As our fame and fortune grew (well, in our friends’ and
family’s minds, anyway), the charm of the Canyon began to fade… though our “hyphenate” landlords (famous movie-tv
star, then “famous adjacent” tv producer-director) paid for all home repairs
and gardeners… they couldn’t fix the
howling of coyotes at night or the agonizing screams of their kills… the
possums and/or raccoons sleeping on top of our car or the snakes that loved
living in the back stone wall of our garage dugout or on the hill behind
us. Snakes!!! Rattlesnakes to be exact!!! I’m sorry. I’m from New York City - we don’t do snakes…

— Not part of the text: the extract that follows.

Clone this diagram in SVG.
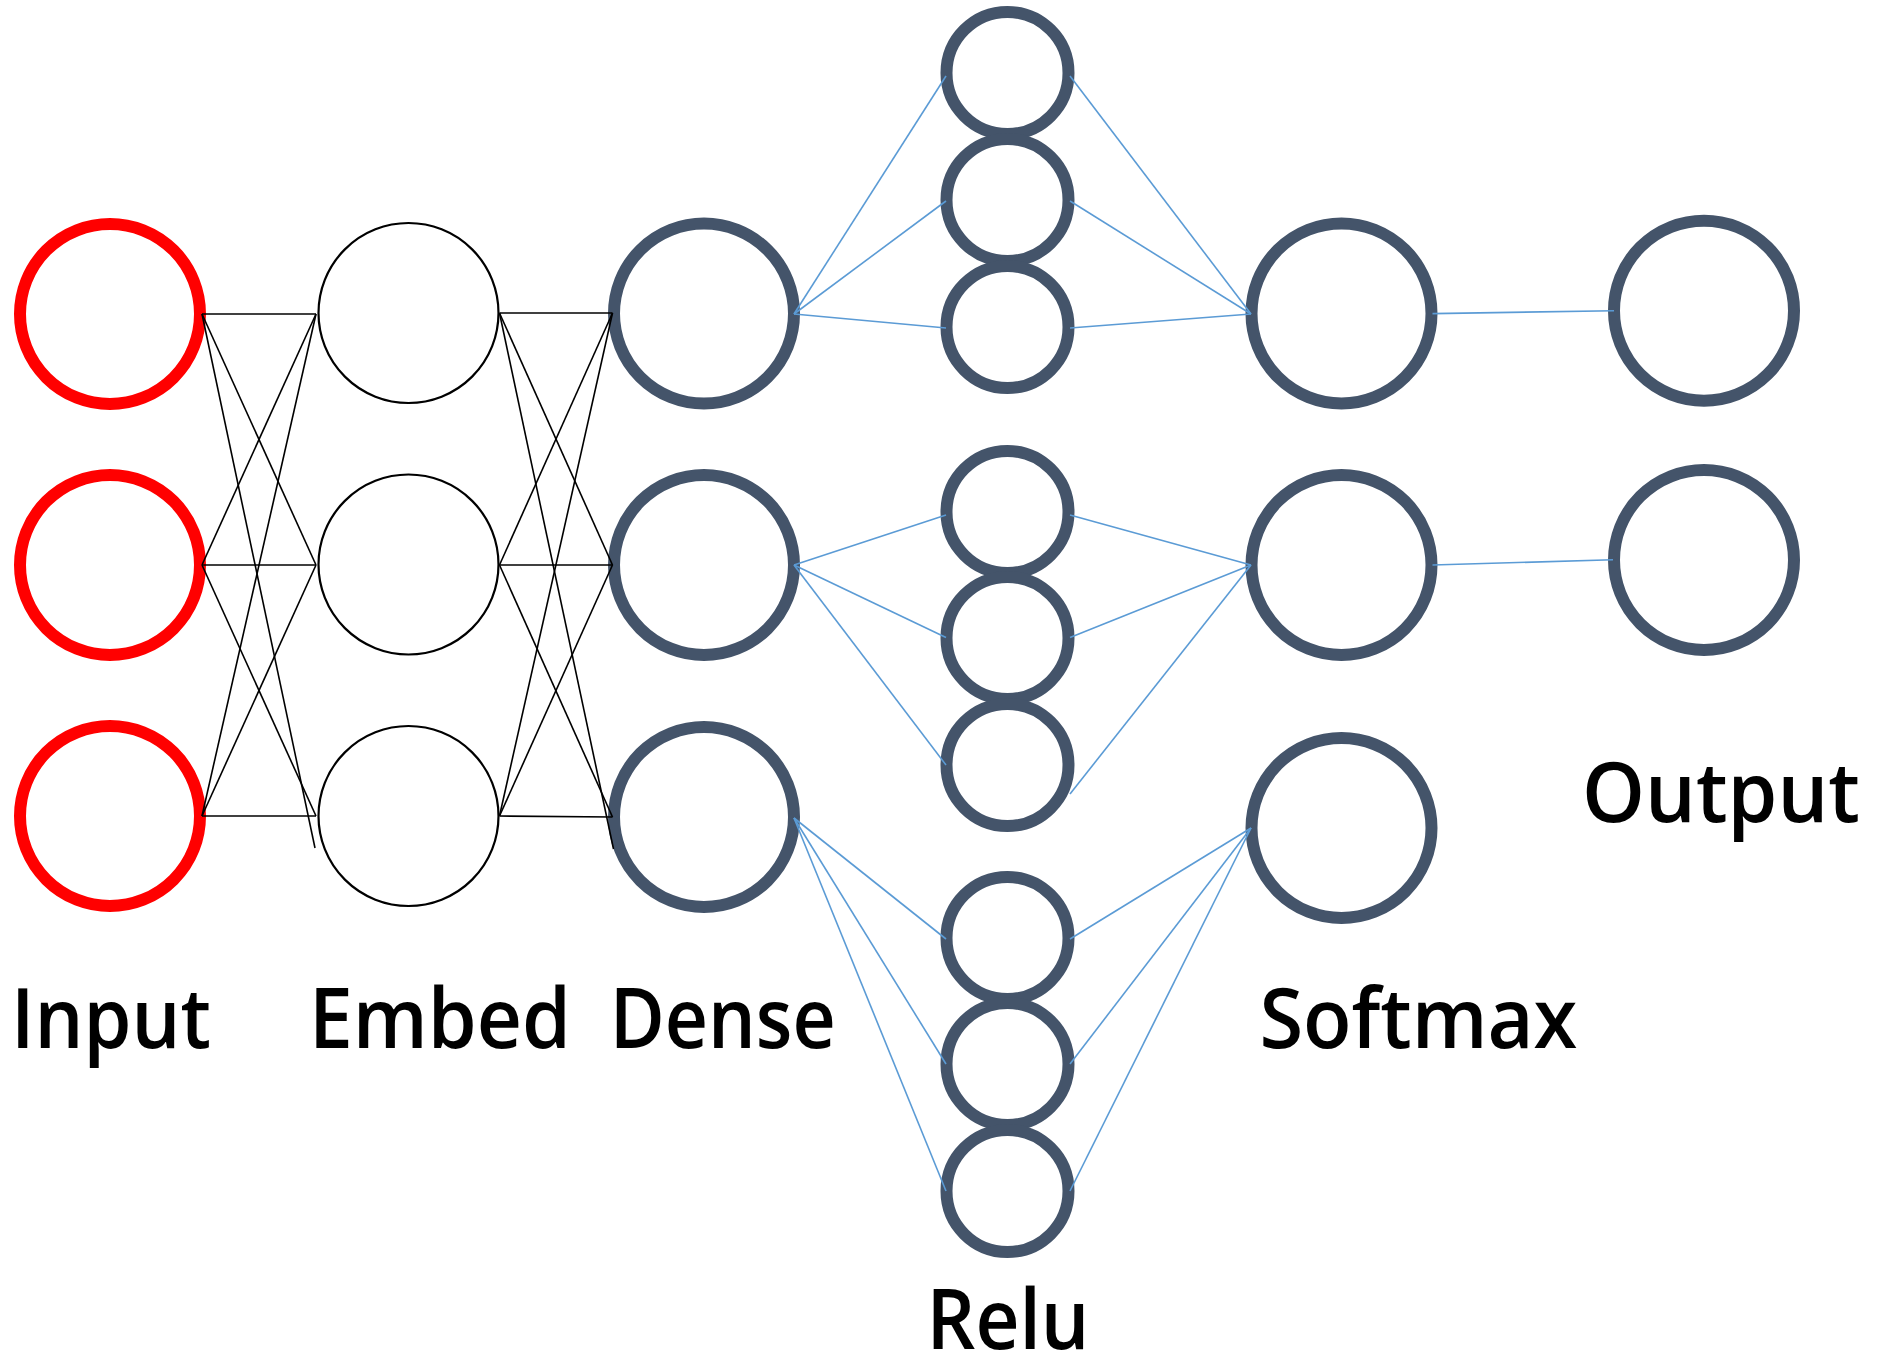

especially rattlers. I can deal with coyotes and possums, even rats… but not
snakes!
It was definitely time to leave the Canyon… so, when our
accountant told us we really needed to “buy” something, it was like a sign from
God. We turned to the Long Island of L.A. – the
Valley - and bought our “modest,”
over-priced, pre-war cottage-bungalow (even the houses in L.A. are hyphenates)
on a quaint and quiet street
in the flats of Studio City… walking distance from Ventura Blvd., the Valley’s Northern Blvd (for
you ex-Long Islanders).
Over the years, as our ‘hood slowly changed around us and
McMansions sprouted out of the earth like poisonous mushrooms replacing those
charming cottage-bungalows, we hired gardeners and pool men, learned to turn
off the water to the house and found the circuit breakers. We decorated, then redecorated,
then redecorated again and again (there was a reason I was an on-air HGTV
design consultant).
We remodeled, built built-ins...
living room |
library |
dining room |
kitchen |
installed decks...
resurfaced the pool...
bought new appliances when the old ones died ...
kitchen |
We paid property taxes, which doubled. We bought homeowners’
insurance (which also doubled), flood insurance and earthquake insurance.
We tried growing tomatoes that ivy rats feasted on, but had
modest success with plants and herbs.
We hosted Christmas parties, pool parties and barbeques, and
never bought a lemon as our requisite lemon tree has fruit all year round. But
lemons were the only thing we didn’t have to pay for.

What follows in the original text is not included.